◆ STATED TASK
Emit the data below verbatim, stripping out any pictures.

◆ DATA LINES
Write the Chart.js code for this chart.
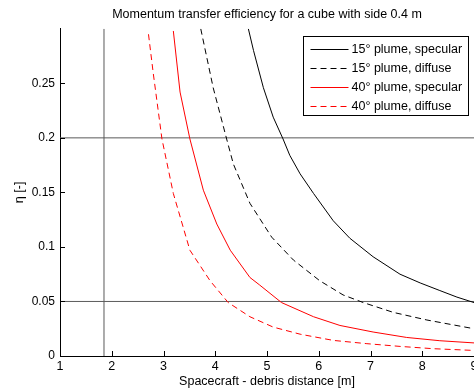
<!DOCTYPE html>
<html>
<head>
<meta charset="utf-8">
<script src="https://cdn.jsdelivr.net/npm/chart.js@4"></script>
<style>
html, body { margin: 0; padding: 0; background: #fff; }
#wrap { width: 474px; height: 392px; }
</style>
</head>
<body>
<div id="wrap"><canvas id="effChart"></canvas></div>
<script>
// values
var xTicks = [1, 2, 3, 4, 5, 6, 7, 8, 9];
var yTicks = [0, 0.05, 0.1, 0.15, 0.2, 0.25];

var spec15X = [4.64, 4.74, 4.93, 5.12, 5.31, 5.44, 5.64, 5.90, 6.28, 6.60, 7.05, 7.57, 7.96, 8.34, 8.67, 9.0];
var spec15Y = [0.300, 0.280, 0.246, 0.219, 0.199, 0.184, 0.167, 0.149, 0.124, 0.108, 0.091, 0.075, 0.067, 0.060, 0.054, 0.049];

var diff15X = [3.72, 3.96, 4.22, 4.35, 4.67, 5.09, 5.51, 6.02, 6.47, 6.86, 7.44, 8.09, 9.0];
var diff15Y = [0.300, 0.246, 0.199, 0.176, 0.140, 0.109, 0.088, 0.069, 0.056, 0.049, 0.040, 0.033, 0.025];

var spec40X = [3.19, 3.32, 3.51, 3.77, 4.03, 4.29, 4.67, 4.86, 5.28, 5.90, 6.41, 7.05, 7.70, 8.34, 9.0];
var spec40Y = [0.298, 0.242, 0.199, 0.152, 0.121, 0.097, 0.072, 0.065, 0.049, 0.036, 0.028, 0.022, 0.017, 0.014, 0.012];

var diff40X = [2.71, 2.80, 2.97, 3.19, 3.51, 3.90, 4.25, 4.67, 5.12, 5.64, 6.28, 6.93, 7.57, 8.21, 9.0];
var diff40Y = [0.295, 0.260, 0.199, 0.149, 0.097, 0.069, 0.049, 0.036, 0.0265, 0.020, 0.0143, 0.0113, 0.0088, 0.0067, 0.0051];

// threshold lines
var limitEta = [0.2, 0.05];
var limitDist = [1.85];

var xMin = 1, xMax = 9, yMin = 0, yMax = 0.3;
var chartTitle = 'Momentum transfer efficiency for a cube with side 0.4 m';

function pts(xs, ys) {
    return xs.map(function (x, i) { return { x: x, y: ys[i] }; });
}

var fontFam = '"Liberation Sans", Arial, Helvetica, sans-serif';
Chart.defaults.font.family = fontFam;
Chart.defaults.color = '#000';

var datasets = [
    { label: '15\u00b0 plume, specular', data: pts(spec15X, spec15Y), borderColor: '#000', borderDash: [] },
    { label: '15\u00b0 plume, diffuse', data: pts(diff15X, diff15Y), borderColor: '#000', borderDash: [6, 4] },
    { label: '40\u00b0 plume, specular', data: pts(spec40X, spec40Y), borderColor: '#ff0000', borderDash: [] },
    { label: '40\u00b0 plume, diffuse', data: pts(diff40X, diff40Y), borderColor: '#ff0000', borderDash: [6, 4] }
];
limitEta.forEach(function (v) {
    datasets.push({ ref: true, label: '', data: [{ x: xMin, y: v }, { x: xMax, y: v }], borderColor: '#5a5a5a' });
});
limitDist.forEach(function (v) {
    datasets.push({ ref: true, label: '', data: [{ x: v, y: yMin }, { x: v, y: yMax }], borderColor: '#5a5a5a' });
});
datasets.forEach(function (ds) {
    ds.borderWidth = 1;
    ds.pointRadius = 0;
    ds.fill = false;
    ds.tension = 0;
});

// title over the axes, inward tick marks + boxed legend, matlab style
var matlabBits = {
    id: 'matlabBits',
    afterDatasetsDraw: function (chart) {
        var ctx = chart.ctx, a = chart.chartArea;
        var xs = chart.scales.x, ys = chart.scales.y;
        ctx.save();
        ctx.fillStyle = '#000';
        ctx.font = '12.5px ' + fontFam;
        ctx.textAlign = 'center';
        ctx.textBaseline = 'middle';
        ctx.fillText(chartTitle, (a.left + a.right) / 2, 15);

        ctx.strokeStyle = '#000';
        ctx.lineWidth = 1;
        ctx.beginPath();
        xTicks.forEach(function (t) {
            var px = Math.round(xs.getPixelForValue(t)) + 0.5;
            ctx.moveTo(px, a.bottom);
            ctx.lineTo(px, a.bottom - 5);
        });
        yTicks.forEach(function (t) {
            var py = Math.round(ys.getPixelForValue(t)) + 0.5;
            ctx.moveTo(a.left, py);
            ctx.lineTo(a.left + 5, py);
        });
        ctx.stroke();

        // legend box
        var bx = 303.5, by = 36.5, bw = 165, bh = 79, rowH = 19;
        ctx.fillStyle = '#fff';
        ctx.fillRect(bx, by, bw, bh);
        ctx.strokeRect(bx, by, bw, bh);
        ctx.textAlign = 'left';
        chart.data.datasets.filter(function (ds) { return !ds.ref; }).forEach(function (ds, i) {
            var cy = Math.round(by + 12.5 + i * rowH) + 0.5;
            ctx.strokeStyle = ds.borderColor;
            ctx.setLineDash(ds.borderDash || []);
            ctx.beginPath();
            ctx.moveTo(bx + 7, cy);
            ctx.lineTo(bx + 45, cy);
            ctx.stroke();
            ctx.setLineDash([]);
            ctx.fillStyle = '#000';
            ctx.fillText(ds.label, bx + 48, cy);
        });
        ctx.restore();
    }
};

var ctx = document.getElementById('effChart').getContext('2d');
var myChart = new Chart(ctx, {
    type: 'line',
    data: { datasets: datasets },
    plugins: [matlabBits],
    options: {
        responsive: true,
        maintainAspectRatio: false,
        animation: false,
        layout: { padding: { top: 28.8, left: 0, right: 0, bottom: 0 } },
        scales: {
            x: {
                type: 'linear',
                min: xMin,
                max: xMax,
                grid: { display: false, drawTicks: false },
                border: { display: true, color: '#000', width: 1 },
                ticks: { font: { size: 12.5 }, padding: 3, color: '#000' },
                afterBuildTicks: function (scale) {
                    scale.ticks = xTicks.map(function (v) { return { value: v }; });
                },
                afterFit: function (scale) {
                    scale.height = 36;
                    scale.paddingLeft = 0;
                    scale.paddingRight = 0;
                },
                title: {
                    display: true,
                    text: 'Spacecraft - debris distance [m]',
                    font: { size: 12.5 },
                    color: '#000',
                    padding: { top: 0, bottom: 2.5 }
                }
            },
            y: {
                min: yMin,
                max: yMax,
                grid: { display: false, drawTicks: false },
                border: { display: true, color: '#000', width: 1 },
                ticks: {
                    font: { size: 12 },
                    padding: 5,
                    color: '#000',
                    callback: function (v) { return String(v); }
                },
                afterBuildTicks: function (scale) {
                    scale.ticks = yTicks.map(function (v) { return { value: v }; });
                },
                afterFit: function (scale) {
                    scale.width = 60;
                    scale.paddingTop = 0;
                    scale.paddingBottom = 0;
                },
                title: {
                    display: true,
                    text: '\u03b7 [-]',
                    font: { size: 12.5 },
                    color: '#000',
                    padding: { top: 12.5, bottom: 0 }
                }
            }
        },
        plugins: {
            legend: { display: false },
            tooltip: { enabled: false },
            title: { display: false }
        }
    }
});
</script>
</body>
</html>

◆ RESULT OF THIS TASK
Write the Chart.js code for this chart.
<!DOCTYPE html>
<html>
<head>
<meta charset="utf-8">
<script src="https://cdn.jsdelivr.net/npm/chart.js@4"></script>
<style>
html, body { margin: 0; padding: 0; background: #fff; }
#wrap { width: 474px; height: 392px; }
</style>
</head>
<body>
<div id="wrap"><canvas id="effChart"></canvas></div>
<script>
// values
var xTicks = [1, 2, 3, 4, 5, 6, 7, 8, 9];
var yTicks = [0, 0.05, 0.1, 0.15, 0.2, 0.25];

var spec15X = [4.64, 4.74, 4.93, 5.12, 5.31, 5.44, 5.64, 5.90, 6.28, 6.60, 7.05, 7.57, 7.96, 8.34, 8.67, 9.0];
var spec15Y = [0.300, 0.280, 0.246, 0.219, 0.199, 0.184, 0.167, 0.149, 0.124, 0.108, 0.091, 0.075, 0.067, 0.060, 0.054, 0.049];

var diff15X = [3.72, 3.96, 4.22, 4.35, 4.67, 5.09, 5.51, 6.02, 6.47, 6.86, 7.44, 8.09, 9.0];
var diff15Y = [0.300, 0.246, 0.199, 0.176, 0.140, 0.109, 0.088, 0.069, 0.056, 0.049, 0.040, 0.033, 0.025];

var spec40X = [3.19, 3.32, 3.51, 3.77, 4.03, 4.29, 4.67, 4.86, 5.28, 5.90, 6.41, 7.05, 7.70, 8.34, 9.0];
var spec40Y = [0.298, 0.242, 0.199, 0.152, 0.121, 0.097, 0.072, 0.065, 0.049, 0.036, 0.028, 0.022, 0.017, 0.014, 0.012];

var diff40X = [2.71, 2.80, 2.97, 3.19, 3.51, 3.90, 4.25, 4.67, 5.12, 5.64, 6.28, 6.93, 7.57, 8.21, 9.0];
var diff40Y = [0.295, 0.260, 0.199, 0.149, 0.097, 0.069, 0.049, 0.036, 0.0265, 0.020, 0.0143, 0.0113, 0.0088, 0.0067, 0.0051];

// threshold lines
var limitEta = [0.2, 0.05];
var limitDist = [1.85];

var xMin = 1, xMax = 9, yMin = 0, yMax = 0.3;
var chartTitle = 'Momentum transfer efficiency for a cube with side 0.4 m';

function pts(xs, ys) {
    return xs.map(function (x, i) { return { x: x, y: ys[i] }; });
}

var fontFam = '"Liberation Sans", Arial, Helvetica, sans-serif';
Chart.defaults.font.family = fontFam;
Chart.defaults.color = '#000';

var datasets = [
    { label: '15\u00b0 plume, specular', data: pts(spec15X, spec15Y), borderColor: '#000', borderDash: [] },
    { label: '15\u00b0 plume, diffuse', data: pts(diff15X, diff15Y), borderColor: '#000', borderDash: [6, 4] },
    { label: '40\u00b0 plume, specular', data: pts(spec40X, spec40Y), borderColor: '#ff0000', borderDash: [] },
    { label: '40\u00b0 plume, diffuse', data: pts(diff40X, diff40Y), borderColor: '#ff0000', borderDash: [6, 4] }
];
limitEta.forEach(function (v) {
    datasets.push({ ref: true, label: '', data: [{ x: xMin, y: v }, { x: xMax, y: v }], borderColor: '#5a5a5a' });
});
limitDist.forEach(function (v) {
    datasets.push({ ref: true, label: '', data: [{ x: v, y: yMin }, { x: v, y: yMax }], borderColor: '#5a5a5a' });
});
datasets.forEach(function (ds) {
    ds.borderWidth = 1;
    ds.pointRadius = 0;
    ds.fill = false;
    ds.tension = 0;
});

// title over the axes, inward tick marks + boxed legend, matlab style
var matlabBits = {
    id: 'matlabBits',
    afterDatasetsDraw: function (chart) {
        var ctx = chart.ctx, a = chart.chartArea;
        var xs = chart.scales.x, ys = chart.scales.y;
        ctx.save();
        ctx.fillStyle = '#000';
        ctx.font = '12.5px ' + fontFam;
        ctx.textAlign = 'center';
        ctx.textBaseline = 'middle';
        ctx.fillText(chartTitle, (a.left + a.right) / 2, 15);

        ctx.strokeStyle = '#000';
        ctx.lineWidth = 1;
        ctx.beginPath();
        xTicks.forEach(function (t) {
            var px = Math.round(xs.getPixelForValue(t)) + 0.5;
            ctx.moveTo(px, a.bottom);
            ctx.lineTo(px, a.bottom - 5);
        });
        yTicks.forEach(function (t) {
            var py = Math.round(ys.getPixelForValue(t)) + 0.5;
            ctx.moveTo(a.left, py);
            ctx.lineTo(a.left + 5, py);
        });
        ctx.stroke();

        // legend box
        var bx = 303.5, by = 36.5, bw = 165, bh = 79, rowH = 19;
        ctx.fillStyle = '#fff';
        ctx.fillRect(bx, by, bw, bh);
        ctx.strokeRect(bx, by, bw, bh);
        ctx.textAlign = 'left';
        chart.data.datasets.filter(function (ds) { return !ds.ref; }).forEach(function (ds, i) {
            var cy = Math.round(by + 12.5 + i * rowH) + 0.5;
            ctx.strokeStyle = ds.borderColor;
            ctx.setLineDash(ds.borderDash || []);
            ctx.beginPath();
            ctx.moveTo(bx + 7, cy);
            ctx.lineTo(bx + 45, cy);
            ctx.stroke();
            ctx.setLineDash([]);
            ctx.fillStyle = '#000';
            ctx.fillText(ds.label, bx + 48, cy);
        });
        ctx.restore();
    }
};

var ctx = document.getElementById('effChart').getContext('2d');
var myChart = new Chart(ctx, {
    type: 'line',
    data: { datasets: datasets },
    plugins: [matlabBits],
    options: {
        responsive: true,
        maintainAspectRatio: false,
        animation: false,
        layout: { padding: { top: 28.8, left: 0, right: 0, bottom: 0 } },
        scales: {
            x: {
                type: 'linear',
                min: xMin,
                max: xMax,
                grid: { display: false, drawTicks: false },
                border: { display: true, color: '#000', width: 1 },
                ticks: { font: { size: 12.5 }, padding: 3, color: '#000' },
                afterBuildTicks: function (scale) {
                    scale.ticks = xTicks.map(function (v) { return { value: v }; });
                },
                afterFit: function (scale) {
                    scale.height = 36;
                    scale.paddingLeft = 0;
                    scale.paddingRight = 0;
                },
                title: {
                    display: true,
                    text: 'Spacecraft - debris distance [m]',
                    font: { size: 12.5 },
                    color: '#000',
                    padding: { top: 0, bottom: 2.5 }
                }
            },
            y: {
                min: yMin,
                max: yMax,
                grid: { display: false, drawTicks: false },
                border: { display: true, color: '#000', width: 1 },
                ticks: {
                    font: { size: 12 },
                    padding: 5,
                    color: '#000',
                    callback: function (v) { return String(v); }
                },
                afterBuildTicks: function (scale) {
                    scale.ticks = yTicks.map(function (v) { return { value: v }; });
                },
                afterFit: function (scale) {
                    scale.width = 60;
                    scale.paddingTop = 0;
                    scale.paddingBottom = 0;
                },
                title: {
                    display: true,
                    text: '\u03b7 [-]',
                    font: { size: 12.5 },
                    color: '#000',
                    padding: { top: 12.5, bottom: 0 }
                }
            }
        },
        plugins: {
            legend: { display: false },
            tooltip: { enabled: false },
            title: { display: false }
        }
    }
});
</script>
</body>
</html>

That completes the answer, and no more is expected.